Wrong results edge count?

Jon_Herke · April 8, 2020, 5:21pm

I’m using Tigergraph developer version on a Macbook Pro under Ubuntu Linux running in VMware Parallels Desktop Lite.

I have a favorite dataset of ASH dumps from a 4-node Oracle RAC database which I’ve used before for dataviz experiments and other purposes, so I thought I’d design a schema that could swallow a bunch of the data and I could run GSQL versions of queries I’ve done in standard SQL. The data are csv and I attached header lines to the files. They each have ~50K lines of data and about 30 data values per line.

After getting my schema designed and the data load to work and before diving into complex GSQL queries I added simple “COUNT()” queries against the edge and vertex types in my schema at the end of the load job. While doing this using cut-paste I forgot to change edge types on one of the pasted COUNT() queries, i.e. my script executed the same count query twice consecutively. While noticing this I also noticed something very alarming, which is that the same count query executed twice consecutively gave two different answers. Of course this cannot be the case so now I wonder whether there is a wrong results bug here or if I completely misunderstand something, which seems unlikely given the simplicity of the test case.

Please see the attached screenshot with 3 terminal windows visible: 1/ the two count() query results for the “in_WAIT” edge type, 2/ the two count() queries, and 3/ the two load lines where this edge type are loaded.

Re: 3 the fact that two LOAD lines are used to load a single edge type should not affect the count() but seemed like perhaps it could be relevant (?)

Thanks for any insights. Very impressed with how fast and easily I was able to get my schema designed and data loaded. The GSQL doc seems quite good.

JB

Jon_Herke · April 8, 2020, 5:22pm

Hi John,
Thanks for the detailed description. The result is not wrong and it is expected. The count is calculated from the disk data where it might fluctuate before our engine has persisted all the in memory updates from the loading. In this way, we got immediate response on the stat of count query. If you prefer an exact count and you can use any of the following two approaches and both calculate the exact count including the changes from latest updates. , i.e.

use rest calls to the builtin query with realtime parameter as true.

curl -X POST “localhost:9000/builtins?realtime=true” -d ‘{“function”:”stat_edge_number”, “type”:”*”}’
where * means for all type of edges and you could specify one type of edge. Change “function” to “stat_vertex_number” will do the count for the vertex
If without real-time as true then it did the same count as GSQL coun()

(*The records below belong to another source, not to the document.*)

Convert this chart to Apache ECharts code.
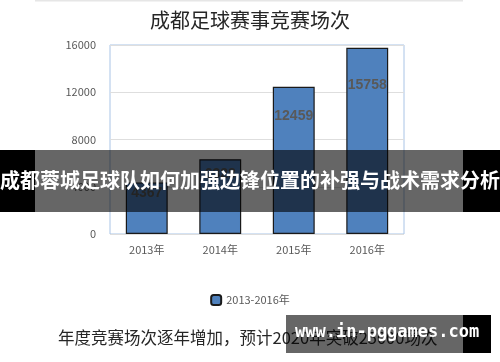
<!DOCTYPE html>
<html>
<head>
<meta charset="utf-8">
<script src="https://cdn.jsdelivr.net/npm/echarts@6/dist/echarts.min.js"></script>
<style>
  html,body{margin:0;padding:0;background:#fff;}
  #chart{width:500px;height:362px;}
</style>
</head>
<body>
<div id="chart"></div>
<script>
// 数据
var years = ['2013年', '2014年', '2015年', '2016年'];
var matches = [4367, 6328, 12459, 15758];
var seriesName = '2013-2016年';

var chart = echarts.init(document.getElementById('chart'));
var font = '"Noto Sans CJK SC", "Open Sans", sans-serif';

var option = {
  animation: false,
  textStyle: { fontFamily: font },
  title: {
    text: '成都足球赛事竞赛场次',
    left: 'center',
    top: 5,
    textStyle: { fontSize: 20, fontWeight: 'normal', color: '#262626', fontFamily: font }
  },
  legend: {
    data: [seriesName],
    top: 289,
    left: 'center',
    itemWidth: 10,
    itemHeight: 10,
    itemGap: 6,
    textStyle: { fontSize: 11, color: '#595959' }
  },
  grid: {
    left: 110, right: 96, top: 45, bottom: 128,
    show: true,
    borderColor: '#a9c4e6',
    borderWidth: 1
  },
  xAxis: {
    type: 'category',
    data: years,
    axisLine: { show: false },
    axisTick: { show: false },
    axisLabel: { color: '#595959', fontSize: 11, margin: 10 }
  },
  yAxis: {
    type: 'value',
    min: 0, max: 16000, interval: 4000,
    axisLine: { show: false },
    axisTick: { show: false },
    axisLabel: { color: '#595959', fontSize: 11, margin: 14, formatter: function (v) { return String(v); } },
    splitLine: { lineStyle: { color: '#dedede' } }
  },
  series: [{
    name: seriesName,
    type: 'bar',
    data: matches,
    barWidth: '57%',
    itemStyle: { color: '#4f81bd', borderColor: '#1a1a1a', borderWidth: 1.2 },
    label: {
      show: true,
      position: ['50%', '20%'],
      align: 'center',
      verticalAlign: 'middle',
      color: '#595959',
      fontSize: 14,
      fontWeight: 'bold',
      fontFamily: 'Liberation Sans, Arial, sans-serif'
    }
  }],
  graphic: [
    { type: 'rect', shape: { x: 35, y: 0, width: 428, height: 1.5 }, style: { fill: '#e6e6e6' }, z: 100 },
    { type: 'text', left: 58, top: 329,
      style: { text: '年度竞赛场次逐年增加，预计2020年突破25000场次', fontSize: 16.5, fill: '#262626', fontFamily: font }, z: 100 },
    // 横幅
    { type: 'rect', shape: { x: 0, y: 150, width: 35, height: 62 }, style: { fill: '#000' }, z: 200 },
    { type: 'rect', shape: { x: 35, y: 150, width: 428, height: 62 }, style: { fill: 'rgba(0,0,0,0.6)' }, z: 200 },
    { type: 'rect', shape: { x: 463, y: 150, width: 37, height: 62 }, style: { fill: '#000' }, z: 200 },
    { type: 'text', left: 'center', top: 170,
      style: { text: '成都蓉城足球队如何加强边锋位置的补强与战术需求分析', fontSize: 20, fontWeight: 'bold', fill: '#fff', fontFamily: font }, z: 201 },
    // 水印
    { type: 'rect', shape: { x: 286, y: 315, width: 177, height: 38 }, style: { fill: 'rgba(0,0,0,0.6)' }, z: 200 },
    { type: 'rect', shape: { x: 463, y: 315, width: 28, height: 38 }, style: { fill: '#000' }, z: 200 },
    { type: 'text', left: 295, top: 324,
      style: { text: 'www.in-pggames.com', fontSize: 17, fontWeight: 'bold', fill: '#fff', fontFamily: 'DejaVu Sans Mono, monospace' }, z: 201 }
  ]
};
chart.setOption(option);
</script>
</body>
</html>
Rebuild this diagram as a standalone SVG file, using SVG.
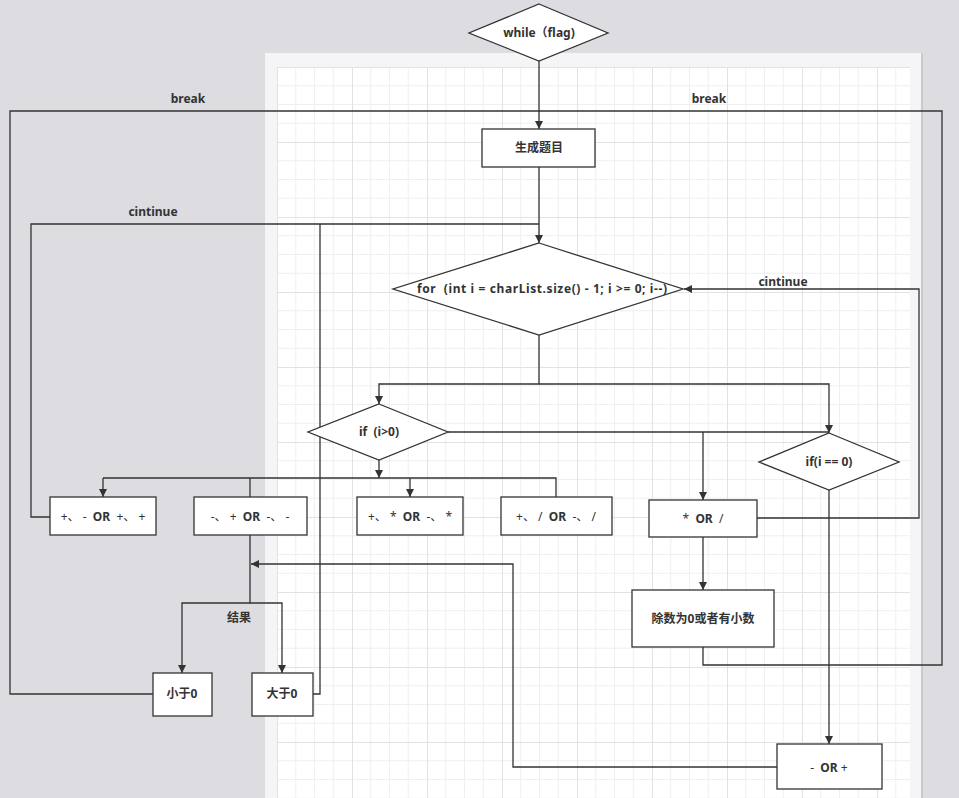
<svg xmlns="http://www.w3.org/2000/svg" width="959" height="798" viewBox="0 0 959 798">
<defs>
<pattern id="grid" x="277" y="67" width="75" height="75" patternUnits="userSpaceOnUse">
<path d="M18.75,0V75M37.5,0V75M56.25,0V75M0,18.75H75M0,37.5H75M0,56.25H75" stroke="#efeff1" stroke-width="1" fill="none"/>
<path d="M0.5,0V75M0,0.5H75" stroke="#e2e2e6" stroke-width="1" fill="none"/>
</pattern>
<marker id="arr" markerUnits="userSpaceOnUse" markerWidth="10" markerHeight="10" refX="8" refY="4" orient="auto">
<path d="M0,0L8,4L0,8Z" fill="#333"/>
</marker>
</defs>
<style>
.n{fill:#fff;stroke:#333;stroke-width:1.3}
.c{fill:none;stroke:#333;stroke-width:1.3}
.t{font-family:"Noto Sans","Noto Sans CJK SC",sans-serif;font-size:12px;font-weight:bold;fill:#333;text-anchor:middle;white-space:pre}
.op{font-weight:normal}
</style>
<rect x="0" y="0" width="959" height="798" fill="#dcdce1"/>
<rect x="265" y="53" width="657" height="750" fill="#f5f5f7"/>
<rect x="921" y="53" width="2" height="750" fill="#c9c9ce"/>
<rect x="277" y="67" width="633" height="731" fill="#fff"/>
<rect x="277" y="67" width="633" height="731" fill="url(#grid)"/>
<g id="connectors">
<path class="c" d="M539,61V129" marker-end="url(#arr)"/>
<path class="c" d="M153,694H10V111H539"/>
<path class="c" d="M703,647V665H942V111H539"/>
<path class="c" d="M539,167V243" marker-end="url(#arr)"/>
<path class="c" d="M50,517H31V224H539"/>
<path class="c" d="M313,694H320V224"/>
<path class="c" d="M539,335V384H379V404" marker-end="url(#arr)"/>
<path class="c" d="M539,384H829V433" marker-end="url(#arr)"/>
<path class="c" d="M448,432H829"/>
<path class="c" d="M703,432V500" marker-end="url(#arr)"/>
<path class="c" d="M379,460V478" marker-end="url(#arr)"/>
<path class="c" d="M103,478H556V497"/>
<path class="c" d="M103,478V497" marker-end="url(#arr)"/>
<path class="c" d="M250,478V497"/>
<path class="c" d="M410,478V497" marker-end="url(#arr)"/>
<path class="c" d="M757,518H919V289H684" marker-end="url(#arr)"/>
<path class="c" d="M703,537V590" marker-end="url(#arr)"/>
<path class="c" d="M829,490V744" marker-end="url(#arr)"/>
<path class="c" d="M777,767H513V564H251" marker-end="url(#arr)"/>
<path class="c" d="M250,535V603H182V673" marker-end="url(#arr)"/>
<path class="c" d="M250,603H282V673" marker-end="url(#arr)"/>
<text class="t" x="188" y="103">break</text>
<text class="t" x="709" y="103">break</text>
<text class="t" x="153" y="216">cintinue</text>
<text class="t" x="783" y="286">cintinue</text>
<text class="t" x="239" y="622">结果</text>
</g>
<g id="while"><path class="n" d="M539,4L608,33L539,61L469,33Z"/><text class="t" x="539" y="37">while（flag)</text></g>
<g id="gen"><rect class="n" x="482" y="129" width="113" height="38"/><text class="t" x="539" y="152">生成题目</text></g>
<g id="for"><path class="n" d="M539,243L683,289L539,335L393,289Z"/><text class="t" x="542" y="293" textLength="250">for  (int i = charList.size() - 1; i &gt;= 0; i--)</text></g>
<g id="if1"><path class="n" d="M379,404L448,432L379,460L308,432Z"/><text class="t" x="379" y="436">if  (i&gt;0)</text></g>
<g id="if2"><path class="n" d="M829,433L899,462L829,490L759,462Z"/><text class="t" x="829" y="466">if(i == 0)</text></g>
<g id="b1"><rect class="n" x="50" y="497" width="106" height="38"/><text class="t" x="103" y="521"><tspan class="op">+、 - </tspan> OR  <tspan class="op">+、 +</tspan></text></g>
<g id="b2"><rect class="n" x="194" y="497" width="113" height="38"/><text class="t" x="250" y="521"><tspan class="op">-、 + </tspan> OR  <tspan class="op">-、 -</tspan></text></g>
<g id="b3"><rect class="n" x="357" y="497" width="106" height="38"/><text class="t" x="410" y="521"><tspan class="op">+、 * </tspan> OR  <tspan class="op">-、 *</tspan></text></g>
<g id="b4"><rect class="n" x="501" y="497" width="111" height="38"/><text class="t" x="556" y="521"><tspan class="op">+、 / </tspan> OR  <tspan class="op">-、 /</tspan></text></g>
<g id="b5"><rect class="n" x="649" y="500" width="108" height="37"/><text class="t" x="703" y="523"><tspan class="op">*</tspan>  OR  <tspan class="op">/</tspan></text></g>
<g id="div"><rect class="n" x="632" y="590" width="142" height="57"/><text class="t" x="703" y="623">除数为0或者有小数</text></g>
<g id="mp"><rect class="n" x="777" y="744" width="105" height="45"/><text class="t" x="829" y="772"><tspan class="op">-</tspan>  OR <tspan class="op">+</tspan></text></g>
<g id="lt"><rect class="n" x="153" y="673" width="59" height="43"/><text class="t" x="182" y="698">小于0</text></g>
<g id="gt"><rect class="n" x="252" y="673" width="61" height="43"/><text class="t" x="282" y="698">大于0</text></g>
</svg>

you have to write your own GSQL query to do the count.

Best Wishes,
Dan

Jon_Herke · April 8, 2020, 5:22pm

Hi Dan -

Thanks for replying. I’m still a bit confused, pardon my lack of understanding the product.

So the COUNT() construct is not a “real” GSQL query? That is very counterintuitive coming from a relational background. And expectations are certainly for an exact result, so if it’s really an estimate or approximate value perhaps it would be better named to indicate such?

So when the load job “finishes” if all data is not persisted what is the case when a cluster node fails after load indicates success and before full persistence? Seems like client will think all data is in database but that not the case. Is there default replication in place to mitigate? What replication factor (2,3?) and can it be adjusted?

Can database be placed into “real time=true” for all queries through some configuration parameter?

Is there documentation where these “under the covers” aspects of the product can be learned? I didn’t find on web site.

Thanks!

JB

Jon_Herke · April 8, 2020, 5:23pm

Hi John,
In our engine, we have the support for data persistence. Our engine guarantees that all committed data (once the post got successful response from the engine, or the loading is done) is persisted in our database. We also have HA support in the enterprise version to deal with machine failures.

This is different from that engine persisted the updates into the disk data that used in the count(). We make the count() work this way is because when you have very large data updates the realtime calculation of count is very time consuming and therefore we make it approximate rather than exact up to date.

The count() is actually calling the builtin api of our engine to do fast approximately calculation (use the not up to date stat data). Yes, the current design of count() is a little bit of confusion. In the future version, we might make count(*) as the one calling with parameter realtime as true and keep count() as approximate count.

The under the covers materials are still under the review and we will post them in the future either as the format of user documents or in the engineering blogs.

Best Wishes,
Dan